The Genius of Pinheads: When Little Brains Rule

for Scientific American

The Samoan moss spider, the world’s smallest arachnid at a third of a millimeter, is nearly invisible to the human eye. The largest spider in the world is the goliath bird eater tarantula, which weighs 142 grams and is about the size of a dinner plate. For reference, that is about the same difference in scale between that same tarantula and a bottlenose dolphin.

And yet the bigger spider does not act in more complex ways than its tiny counterpart. “Insects and spiders and the like—in terms of absolute size—have among the tiniest brains we’ve come across,” says William Wcislo, a scientist at the Smithsonian Tropical Research Institute in Panama City. “But their behavior, as far as we can see, is as sophisticated as things that have relatively large brains. So then there’s the question: How do they do that?”

No one would argue that a tarantula is as smart as a dolphin or that having a really big brain is not an excellent way to perform complicated tasks. But a growing number of scientists are asking whether it is the only way. Do you need a big brain to hunt elusive prey, design complicated structures or produce complex social dynamics?

For generations scientists have wondered how intelligent creatures developed large brains to perform complicated tasks.
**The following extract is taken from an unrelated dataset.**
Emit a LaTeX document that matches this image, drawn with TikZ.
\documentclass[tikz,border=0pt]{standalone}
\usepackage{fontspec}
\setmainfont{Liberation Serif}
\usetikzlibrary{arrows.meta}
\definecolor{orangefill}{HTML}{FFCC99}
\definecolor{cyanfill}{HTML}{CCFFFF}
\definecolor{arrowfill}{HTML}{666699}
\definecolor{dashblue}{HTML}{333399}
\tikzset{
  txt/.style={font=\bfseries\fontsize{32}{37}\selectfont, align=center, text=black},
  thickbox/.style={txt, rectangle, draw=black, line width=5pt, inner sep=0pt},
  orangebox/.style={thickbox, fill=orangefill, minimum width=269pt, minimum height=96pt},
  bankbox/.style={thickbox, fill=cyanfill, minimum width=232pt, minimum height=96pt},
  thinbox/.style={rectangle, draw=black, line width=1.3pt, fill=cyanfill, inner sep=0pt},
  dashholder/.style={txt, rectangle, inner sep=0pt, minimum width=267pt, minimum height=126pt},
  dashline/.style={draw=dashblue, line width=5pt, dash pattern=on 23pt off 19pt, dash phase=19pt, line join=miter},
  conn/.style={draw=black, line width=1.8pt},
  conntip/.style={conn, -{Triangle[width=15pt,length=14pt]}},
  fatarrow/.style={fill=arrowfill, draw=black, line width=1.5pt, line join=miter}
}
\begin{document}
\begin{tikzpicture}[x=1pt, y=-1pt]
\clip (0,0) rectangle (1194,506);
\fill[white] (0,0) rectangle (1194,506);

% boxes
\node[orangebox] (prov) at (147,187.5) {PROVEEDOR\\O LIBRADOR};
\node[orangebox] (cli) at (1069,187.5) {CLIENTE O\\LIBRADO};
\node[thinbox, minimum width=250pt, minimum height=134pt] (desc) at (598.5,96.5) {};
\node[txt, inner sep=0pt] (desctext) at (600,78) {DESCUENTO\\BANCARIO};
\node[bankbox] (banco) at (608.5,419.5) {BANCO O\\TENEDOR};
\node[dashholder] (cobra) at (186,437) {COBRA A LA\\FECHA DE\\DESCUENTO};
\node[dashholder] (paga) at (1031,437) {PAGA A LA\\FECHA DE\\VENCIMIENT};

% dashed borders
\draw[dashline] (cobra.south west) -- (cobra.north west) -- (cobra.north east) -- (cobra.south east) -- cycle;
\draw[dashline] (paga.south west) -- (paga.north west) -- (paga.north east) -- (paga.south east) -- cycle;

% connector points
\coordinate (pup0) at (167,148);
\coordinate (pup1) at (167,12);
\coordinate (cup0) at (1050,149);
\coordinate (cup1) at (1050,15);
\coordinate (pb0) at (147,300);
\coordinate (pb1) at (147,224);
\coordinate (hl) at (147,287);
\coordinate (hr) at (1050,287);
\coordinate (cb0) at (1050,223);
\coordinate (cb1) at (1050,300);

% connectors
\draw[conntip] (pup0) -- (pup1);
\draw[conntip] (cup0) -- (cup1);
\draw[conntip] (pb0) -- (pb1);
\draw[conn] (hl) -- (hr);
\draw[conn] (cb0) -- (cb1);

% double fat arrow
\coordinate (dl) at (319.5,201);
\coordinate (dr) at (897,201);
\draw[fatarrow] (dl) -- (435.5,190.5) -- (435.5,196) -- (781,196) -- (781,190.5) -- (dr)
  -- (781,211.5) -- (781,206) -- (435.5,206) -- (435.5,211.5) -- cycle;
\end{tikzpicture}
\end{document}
But Wcislo is part of a small community of scientists less interested in how brains have grown than how they have shrunk and yet shockingly still perform tasks as well as or better than similar species much larger in size. In other words, it is what scientists call brain miniaturization, not unlike the scaling down in size of the transistors in a computer chip. This research, in fact, may hold clues to innovative design strategies that engineers might incorporate in future generations of computers.
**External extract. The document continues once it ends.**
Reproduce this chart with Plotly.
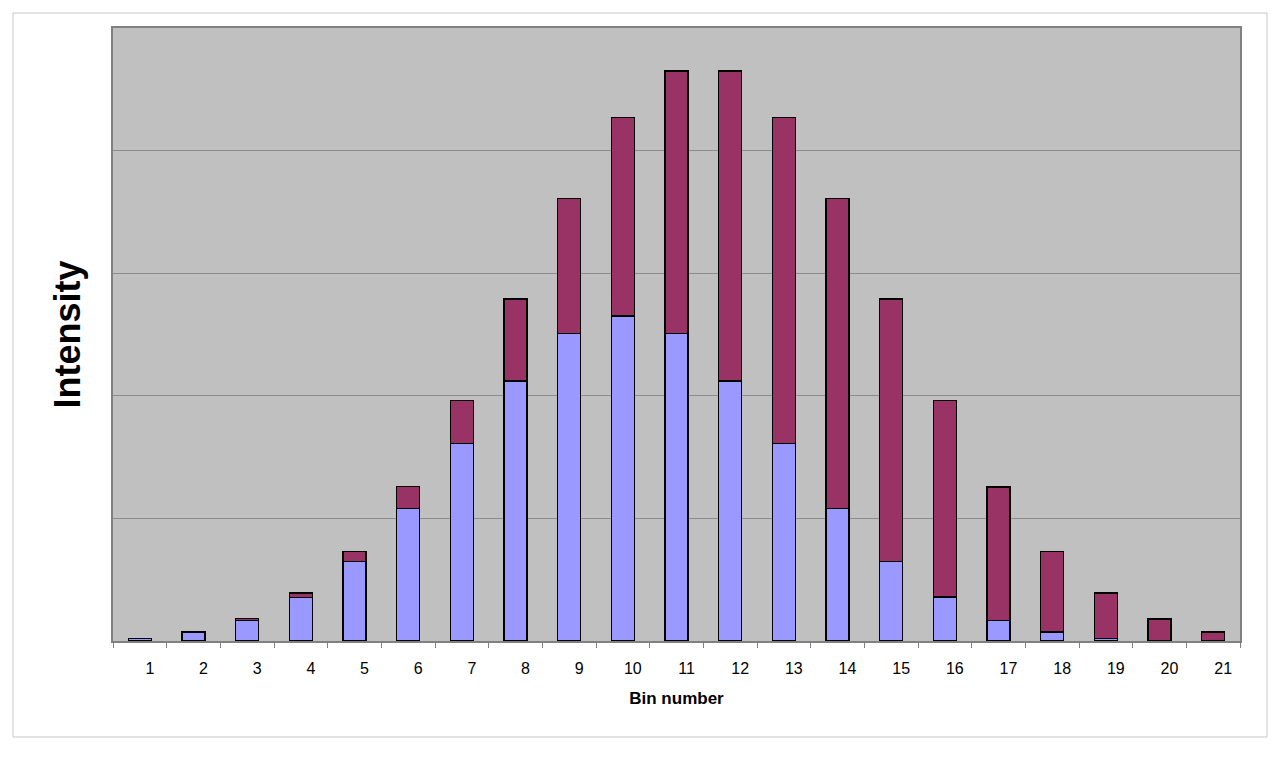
import plotly.graph_objs as go

# bins and stacked intensities (grid unit = 1)
bins = [str(i) for i in range(1, 22)]
blue_vals = [0.02, 0.075, 0.167, 0.355, 0.65, 1.08, 1.61, 2.12, 2.51, 2.65, 2.51,
             2.12, 1.61, 1.08, 0.65, 0.36, 0.167, 0.075, 0.02, 0.005, 0.0]
red_vals = [0.0, 0.0, 0.016, 0.035, 0.08, 0.18, 0.35, 0.67, 1.10, 1.62, 2.14,
            2.53, 2.66, 2.53, 2.14, 1.60, 1.09, 0.655, 0.37, 0.175, 0.075]
y_grid = [0, 1, 2, 3, 4, 5]

# page has an 8px body margin, so figure is a bit smaller than the window
OFF = 8
W, H = 1280 - 2 * OFF, 757 - 2 * OFF
L, T = 113 - OFF, 28 - OFF
R, B = (W + OFF) - 1240, (H + OFF) - 641
pw, ph = W - L - R, H - T - B

fig = go.Figure()
fig.add_trace(go.Bar(x=bins, y=blue_vals, name='blue', width=0.43,
                     marker=dict(color='#9999FF', line=dict(color='#000000', width=1.5))))
fig.add_trace(go.Bar(x=bins, y=red_vals, name='red', width=0.43,
                     marker=dict(color='#993366', line=dict(color='#000000', width=1.5))))

fig.update_layout(
    barmode='stack',
    width=W, height=H,
    margin=dict(l=L, r=R, t=T, b=B),
    paper_bgcolor='white',
    plot_bgcolor='#C0C0C0',
    showlegend=False,
    font=dict(family='Liberation Sans, Arial', color='black'),
    xaxis=dict(type='category', showgrid=False, ticks='outside', tickson='boundaries',
               ticklen=5, tickcolor='#808080', showline=True, linecolor='#808080',
               linewidth=1.5, mirror=True, tickfont=dict(size=16), ticklabelshift=10,
               ticklabelstandoff=12,
               title=dict(text='Bin number', font=dict(size=17, weight='bold'), standoff=16)),
    yaxis=dict(range=[0, 5], tickvals=y_grid, showticklabels=False, showgrid=True,
               gridcolor='#8C8C8C', gridwidth=1, showline=True, linecolor='#808080',
               linewidth=1.5, mirror=True, zeroline=False, ticks='',
               title=dict(text='Intensity', font=dict(size=36, weight='bold'), standoff=20)),
)

# outer chart border
fig.add_shape(type='rect', xref='paper', yref='paper',
              x0=(13 - OFF - L) / pw, x1=(1267 - OFF - L) / pw,
              y0=(H - B - (737 - OFF)) / ph, y1=(H - B - (13 - OFF)) / ph,
              line=dict(color='#C8C8C8', width=1), layer='below')

fig.write_html("out.html")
Scientists interested in brain miniaturization often refer to something called Haller’s rule, proposed by German neuroscientist Bernhard Rensch and named for the 18th-century father of physiology, Albrecht von Haller. It holds that smaller creatures will have smaller brains but that the ratio of brain to body size will actually go up. And what is amazing is that few if any creatures on earth violate this rule. “It’s extremely general, and it’s been known for a long time. And there seem to be no good ideas as to why in the world it’s true,” says William Eberhard, a spider researcher and frequent collaborator with Wcislo, who also works at the Tropical Research Institute.